(Entries with chart source code)
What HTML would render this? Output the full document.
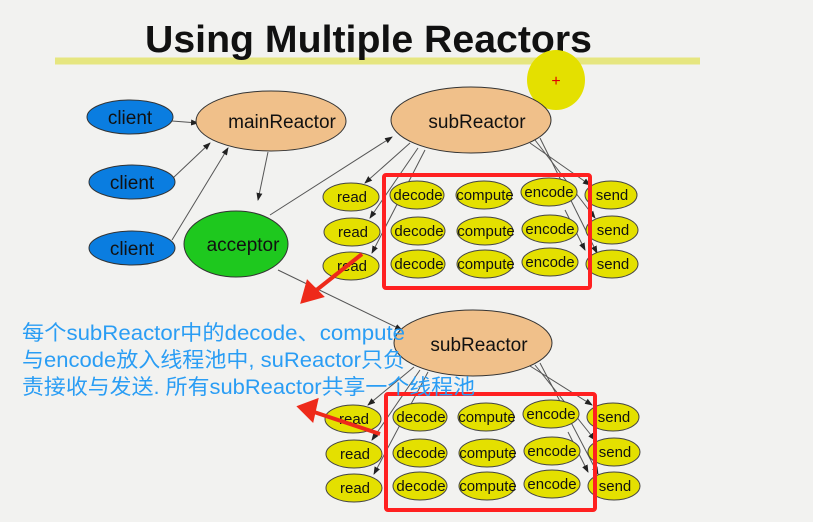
<!DOCTYPE html>
<html><head><meta charset="utf-8"><style>
html,body{margin:0;padding:0;background:#f2f2f0;}
svg{display:block}
text{font-family:"Liberation Sans","Noto Sans CJK SC",sans-serif;}
</style></head><body>
<svg width="813" height="522" viewBox="0 0 813 522" xmlns="http://www.w3.org/2000/svg">
<defs>
<marker id="a" markerWidth="8" markerHeight="8" refX="7" refY="4" orient="auto" markerUnits="userSpaceOnUse"><path d="M0,1 L8,4 L0,7 z" fill="#222"/></marker>
</defs>
<rect width="813" height="522" fill="#f2f2f0"/>
<line x1="55" y1="61" x2="700" y2="61" stroke="#e6e680" stroke-width="7"/>
<text x="145" y="52" font-size="38" font-weight="bold" textLength="447" lengthAdjust="spacingAndGlyphs" fill="#111">Using Multiple Reactors</text>
<ellipse cx="556" cy="80" rx="29" ry="30" fill="#e4e000"/>
<text x="556" y="86" font-size="16" fill="#e00000" text-anchor="middle">+</text>

<g stroke="#555" stroke-width="1" fill="none" marker-end="url(#a)">
<line x1="172" y1="121" x2="198" y2="123"/>
<line x1="173" y1="178" x2="210" y2="143"/>
<line x1="172" y1="240" x2="228" y2="148"/>
<line x1="268" y1="152" x2="258" y2="200"/>
<line x1="270" y1="215" x2="392" y2="137"/>
<line x1="278" y1="270" x2="402" y2="330"/>
<line x1="410" y1="143" x2="365" y2="183"/>
<line x1="418" y1="148" x2="370" y2="218"/>
<line x1="425" y1="150" x2="372" y2="253"/>
<line x1="530" y1="143" x2="590" y2="185"/>
<line x1="535" y1="140" x2="595" y2="218"/>
<line x1="540" y1="138" x2="597" y2="253"/>
<line x1="414" y1="367" x2="368" y2="405"/>
<line x1="420" y1="370" x2="372" y2="440"/>
<line x1="428" y1="372" x2="374" y2="474"/>
<line x1="530" y1="366" x2="592" y2="405"/>
<line x1="535" y1="365" x2="595" y2="440"/>
<line x1="540" y1="363" x2="598" y2="474"/>
<line x1="565" y1="210" x2="585" y2="250"/>
<line x1="568" y1="432" x2="588" y2="472"/>
</g>

<g stroke="#333" stroke-width="1">
<ellipse cx="130" cy="117" rx="43" ry="17" fill="#0a7de0"/>
<ellipse cx="132" cy="182" rx="43" ry="17" fill="#0a7de0"/>
<ellipse cx="132" cy="248" rx="43" ry="17" fill="#0a7de0"/>
<ellipse cx="271" cy="121" rx="75" ry="30" fill="#f0c08a"/>
<ellipse cx="236" cy="244" rx="52" ry="33" fill="#1ec81e"/>
<ellipse cx="471" cy="120" rx="80" ry="33" fill="#f0c08a"/>
<ellipse cx="473" cy="343" rx="79" ry="33" fill="#f0c08a"/>
</g>
<g font-size="19" fill="#111" text-anchor="middle">
<text x="130" y="124">client</text>
<text x="132" y="189">client</text>
<text x="132" y="255">client</text>
<text x="282" y="128">mainReactor</text>
<text x="243" y="251">acceptor</text>
<text x="477" y="128">subReactor</text>
<text x="479" y="351">subReactor</text>
</g>

<g stroke="#444" stroke-width="1" fill="#e4e000">
<ellipse cx="351" cy="197" rx="28" ry="14"/><ellipse cx="352" cy="232" rx="28" ry="14"/><ellipse cx="351" cy="266" rx="28" ry="14"/>
<ellipse cx="417" cy="195" rx="27" ry="14"/><ellipse cx="418" cy="231" rx="27" ry="14"/><ellipse cx="418" cy="264" rx="27" ry="14"/>
<ellipse cx="484" cy="195" rx="28" ry="14"/><ellipse cx="485" cy="231" rx="28" ry="14"/><ellipse cx="485" cy="264" rx="28" ry="14"/>
<ellipse cx="549" cy="192" rx="28" ry="14"/><ellipse cx="550" cy="229" rx="28" ry="14"/><ellipse cx="550" cy="262" rx="28" ry="14"/>
<ellipse cx="611" cy="195" rx="26" ry="14"/><ellipse cx="612" cy="230" rx="26" ry="14"/><ellipse cx="612" cy="264" rx="26" ry="14"/>
<ellipse cx="353" cy="419" rx="28" ry="14"/><ellipse cx="354" cy="454" rx="28" ry="14"/><ellipse cx="354" cy="488" rx="28" ry="14"/>
<ellipse cx="420" cy="417" rx="27" ry="14"/><ellipse cx="420" cy="453" rx="27" ry="14"/><ellipse cx="420" cy="486" rx="27" ry="14"/>
<ellipse cx="486" cy="417" rx="28" ry="14"/><ellipse cx="487" cy="453" rx="28" ry="14"/><ellipse cx="487" cy="486" rx="28" ry="14"/>
<ellipse cx="551" cy="414" rx="28" ry="14"/><ellipse cx="552" cy="451" rx="28" ry="14"/><ellipse cx="552" cy="484" rx="28" ry="14"/>
<ellipse cx="613" cy="417" rx="26" ry="14"/><ellipse cx="614" cy="452" rx="26" ry="14"/><ellipse cx="614" cy="486" rx="26" ry="14"/>
</g>
<g font-size="15" fill="#111" text-anchor="middle">
<text x="352" y="202">read</text><text x="353" y="237">read</text><text x="352" y="271">read</text>
<text x="418" y="200">decode</text><text x="419" y="236">decode</text><text x="419" y="269">decode</text>
<text x="485" y="200">compute</text><text x="486" y="236">compute</text><text x="486" y="269">compute</text>
<text x="549" y="197">encode</text><text x="550" y="234">encode</text><text x="550" y="267">encode</text>
<text x="612" y="200">send</text><text x="613" y="235">send</text><text x="613" y="269">send</text>
<text x="354" y="424">read</text><text x="355" y="459">read</text><text x="355" y="493">read</text>
<text x="421" y="422">decode</text><text x="421" y="458">decode</text><text x="421" y="491">decode</text>
<text x="487" y="422">compute</text><text x="488" y="458">compute</text><text x="488" y="491">compute</text>
<text x="551" y="419">encode</text><text x="552" y="456">encode</text><text x="552" y="489">encode</text>
<text x="614" y="422">send</text><text x="615" y="457">send</text><text x="615" y="491">send</text>
</g>

<rect x="384" y="175" width="206" height="113" fill="none" stroke="#ff2020" stroke-width="4" rx="2"/>
<rect x="386" y="394" width="209" height="116" fill="none" stroke="#ff2020" stroke-width="4" rx="2"/>

<g stroke="#ee2a1a" stroke-width="4" fill="#ee2a1a">
<line x1="362" y1="254" x2="314" y2="292"/>
<path d="M303,301 L308,283 L321,296 z"/>
<line x1="380" y1="434" x2="314" y2="412"/>
<path d="M300,407 L316,401 L312,419 z"/>
</g>

<g font-size="21" fill="#2a9df4">
<text x="22" y="340" textLength="383" lengthAdjust="spacingAndGlyphs">每个subReactor中的decode、compute</text>
<text x="22" y="367" textLength="383" lengthAdjust="spacingAndGlyphs">与encode放入线程池中, suReactor只负</text>
<text x="22" y="394" textLength="453" lengthAdjust="spacingAndGlyphs">责接收与发送. 所有subReactor共享一个线程池</text>
</g>
</svg>
</body></html>
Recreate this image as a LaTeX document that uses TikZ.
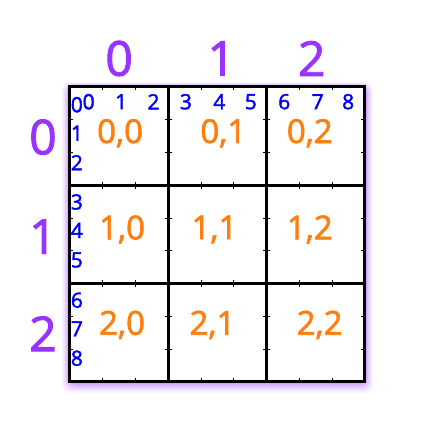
\documentclass[tikz,border=0pt]{standalone}
\usepackage{fontspec}
\setmainfont{Open Sans}[RawFeature={embolden=2}]
\usepackage{tikz}
\definecolor{idxpurple}{HTML}{9933FF}
\definecolor{celorange}{HTML}{FF7F0E}
\definecolor{subblue}{HTML}{0000FF}
\tikzset{
  bigidx/.style={text=idxpurple, font=\fontsize{48}{48}\selectfont, inner sep=0pt},
  cellidx/.style={text=celorange, font=\fontsize{33}{33}\selectfont, inner sep=0pt},
  subidx/.style={text=subblue, font=\fontsize{21}{21}\selectfont, inner sep=0pt}
}
\begin{document}
\begin{tikzpicture}[x=98.3pt, y=-98.3pt]
\useasboundingbox (-0.712,-0.885) rectangle (3.652,3.561);
% purple glow round the board
\foreach \d/\o in {8/0.06, 6.5/0.08, 5/0.11, 3.5/0.14, 2/0.18}
  \fill[idxpurple, opacity=\o, rounded corners=8pt]
    ([shift={(-\d pt,0.6*\d pt)}]0,0) rectangle ([shift={(\d pt,-1.4*\d pt)}]3,3);
\fill[white] (0,0) rectangle (3,3);
% small ticks at the thirds
\begin{scope}
\clip (0,0) rectangle (3,3);
\foreach \i in {0,1,2,3}
  \foreach \t in {0.333,0.667,1.333,1.667,2.333,2.667} {
    \draw[line width=0.8pt] (\i-0.035,\t)--(\i+0.035,\t);
    \draw[line width=0.8pt] (\t,\i-0.035)--(\t,\i+0.035);
  }
\end{scope}
% thick grid
\draw[line width=3pt] (0,0) rectangle (3,3);
\draw[line width=3pt] (1,0)--(1,3);
\draw[line width=3pt] (2,0)--(2,3);
\draw[line width=3pt] (0,1)--(3,1);
\draw[line width=3pt] (0,2)--(3,2);
% big purple indices
\path
(0.50,-0.29) node[bigidx] (col0) {0};
\path
(1.54,-0.29) node[bigidx] (col1) {1};
\path
(2.46,-0.29) node[bigidx] (col2) {2};
\path
(-0.275,0.51) node[bigidx] (row0) {0};
\path
(-0.275,1.52) node[bigidx] (row1) {1};
\path
(-0.275,2.51) node[bigidx] (row2) {2};
% orange cell labels
\path
(0.51,0.47) node[cellidx] (c00) {0,0};
\path
(1.56,0.47) node[cellidx] (c01) {0,1};
\path
(2.44,0.47) node[cellidx] (c02) {0,2};
\path
(0.53,1.45) node[cellidx] (c10) {1,0};
\path
(1.47,1.45) node[cellidx] (c11) {1,1};
\path
(2.44,1.45) node[cellidx] (c12) {1,2};
\path
(0.53,2.42) node[cellidx] (c20) {2,0};
\path
(1.45,2.42) node[cellidx] (c21) {2,1};
\path
(2.54,2.42) node[cellidx] (c22) {2,2};
% blue sub indices along the top
\path
(0.19,0.15) node[subidx] (t0) {0};
\path
(0.52,0.15) node[subidx] (t1) {1};
\path
(0.85,0.15) node[subidx] (t2) {2};
\path
(1.18,0.15) node[subidx] (t3) {3};
\path
(1.52,0.15) node[subidx] (t4) {4};
\path
(1.84,0.15) node[subidx] (t5) {5};
\path
(2.18,0.15) node[subidx] (t6) {6};
\path
(2.52,0.15) node[subidx] (t7) {7};
\path
(2.83,0.15) node[subidx] (t8) {8};
% blue sub indices down the left
\path
(0.07,0.18) node[subidx] (l0) {0};
\path
(0.07,0.47) node[subidx] (l1) {1};
\path
(0.07,0.77) node[subidx] (l2) {2};
\path
(0.07,1.17) node[subidx] (l3) {3};
\path
(0.07,1.46) node[subidx] (l4) {4};
\path
(0.07,1.76) node[subidx] (l5) {5};
\path
(0.07,2.17) node[subidx] (l6) {6};
\path
(0.07,2.46) node[subidx] (l7) {7};
\path
(0.07,2.76) node[subidx] (l8) {8};
\end{tikzpicture}
\end{document}
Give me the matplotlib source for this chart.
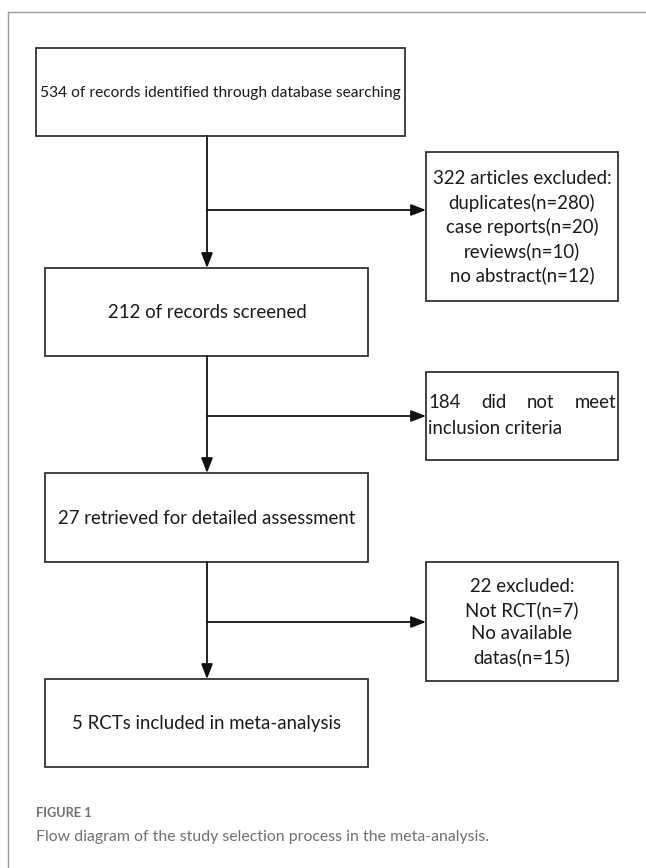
import matplotlib.pyplot as plt
from matplotlib.patches import Rectangle

plt.rcParams['font.family'] = ['Lato', 'DejaVu Sans']

# texts of the flow diagram
main_boxes = [
    '534 of records identified through database searching',
    '212 of records screened',
    '27 retrieved for detailed assessment',
    '5 RCTs included in meta-analysis',
]
excluded_boxes = [
    '322 articles excluded:\nduplicates(n=280)\ncase reports(n=20)\nreviews(n=10)\nno abstract(n=12)',
    None,  # justified text, drawn word by word below
    '22 excluded:\nNot RCT(n=7)\nNo available\ndatas(n=15)',
]
criteria_lines = [['184', 'did', 'not', 'meet'], ['inclusion', 'criteria']]
caption_head = 'FIGURE 1'
caption_text = 'Flow diagram of the study selection process in the meta-analysis.'

W, H = 646, 868
fig = plt.figure(figsize=(W / 100, H / 100), dpi=100)
ax = fig.add_axes([0, 0, 1, 1])
ax.set_xlim(0, W)
ax.set_ylim(H, 0)
ax.axis('off')

box_col = '#333333'
txt_col = '#1a1a1a'
lw = 1.3
fs = 13.4

# page frame (top + left rule)
ax.plot([8, W], [12, 12], color='#9a9a9a', lw=1.0)
ax.plot([8, 8], [12, H], color='#9a9a9a', lw=1.0)

# main boxes: (x0, y0, x1, y1)
main_geo = [(36, 48, 405, 136), (45, 268, 368, 356), (45, 473, 368, 562), (45, 679, 368, 767)]
for i, ((x0, y0, x1, y1), label) in enumerate(zip(main_geo, main_boxes)):
    ax.add_patch(Rectangle((x0, y0), x1 - x0, y1 - y0, fill=False, ec=box_col, lw=lw))
    ax.text((x0 + x1) / 2 if i == 0 else 207, (y0 + y1) / 2 + 1, label, ha='center', va='center',
            fontsize=11.2 if i == 0 else fs, color=txt_col)

# side boxes
side_geo = [(426, 152, 618, 301), (426, 372, 618, 460), (426, 562, 618, 681)]
for (x0, y0, x1, y1), label in zip(side_geo, excluded_boxes):
    ax.add_patch(Rectangle((x0, y0), x1 - x0, y1 - y0, fill=False, ec=box_col, lw=lw))
    if label:
        ax.text((x0 + x1) / 2, (y0 + y1) / 2 + 1, label, ha='center', va='center',
                fontsize=fs, color=txt_col, linespacing=1.42)

# justified text in the middle side box
fig.canvas.draw()
renderer = fig.canvas.get_renderer()
inv = ax.transData.inverted()
x0, x1 = 428, 616
for i, words in enumerate(criteria_lines):
    y = 403 + i * 25
    if i == len(criteria_lines) - 1:
        ax.text(x0, y, ' '.join(words), ha='left', va='center', fontsize=fs, color=txt_col)
        continue
    arts = [ax.text(0, y, w, ha='left', va='center', fontsize=fs, color=txt_col) for w in words]
    widths = []
    for a in arts:
        bb = a.get_window_extent(renderer)
        p0 = inv.transform((bb.x0, bb.y0))
        p1 = inv.transform((bb.x1, bb.y0))
        widths.append(p1[0] - p0[0])
    gap = (x1 - x0 - sum(widths)) / (len(words) - 1)
    x = x0
    for a, wd in zip(arts, widths):
        a.set_x(x)
        x += wd + gap

arrow = dict(arrowstyle='-|>,head_length=0.9,head_width=0.35', color='#111111', lw=lw,
             shrinkA=0, shrinkB=0)
# vertical arrows
for (_, _, _, ya), (_, yb, _, _) in zip(main_geo[:-1], main_geo[1:]):
    ax.annotate('', xy=(207, yb), xytext=(207, ya), arrowprops=arrow)
# branch arrows
for yb in [210, 416, 622]:
    ax.annotate('', xy=(426, yb), xytext=(207, yb), arrowprops=arrow)

# caption
ax.text(36, 813, caption_head, ha='left', va='center', fontsize=9.2, color='#707070', fontweight='bold')
ax.text(36, 837, caption_text, ha='left', va='center', fontsize=11.4, color='#707070')

fig.savefig('out.png', dpi=100)
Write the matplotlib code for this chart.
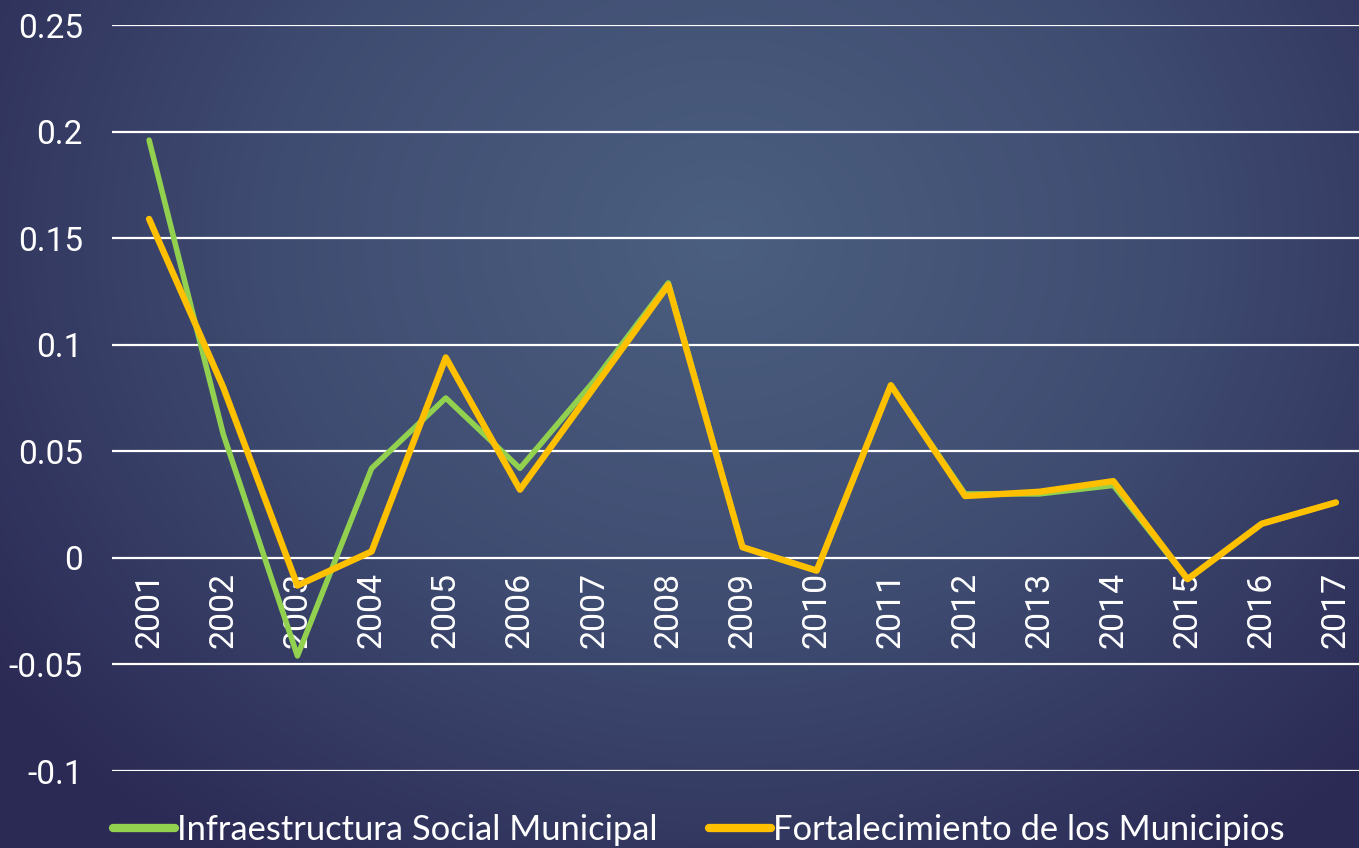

* **EXERCISE GOAL**:
Show all lines from the listing above in which "matplotlib" appears.

* **ANSWER TO THE EXERCISE**:
Give me the matplotlib source for this chart.
import matplotlib.pyplot as plt
from matplotlib.patches import Rectangle
Write the matplotlib code for this chart.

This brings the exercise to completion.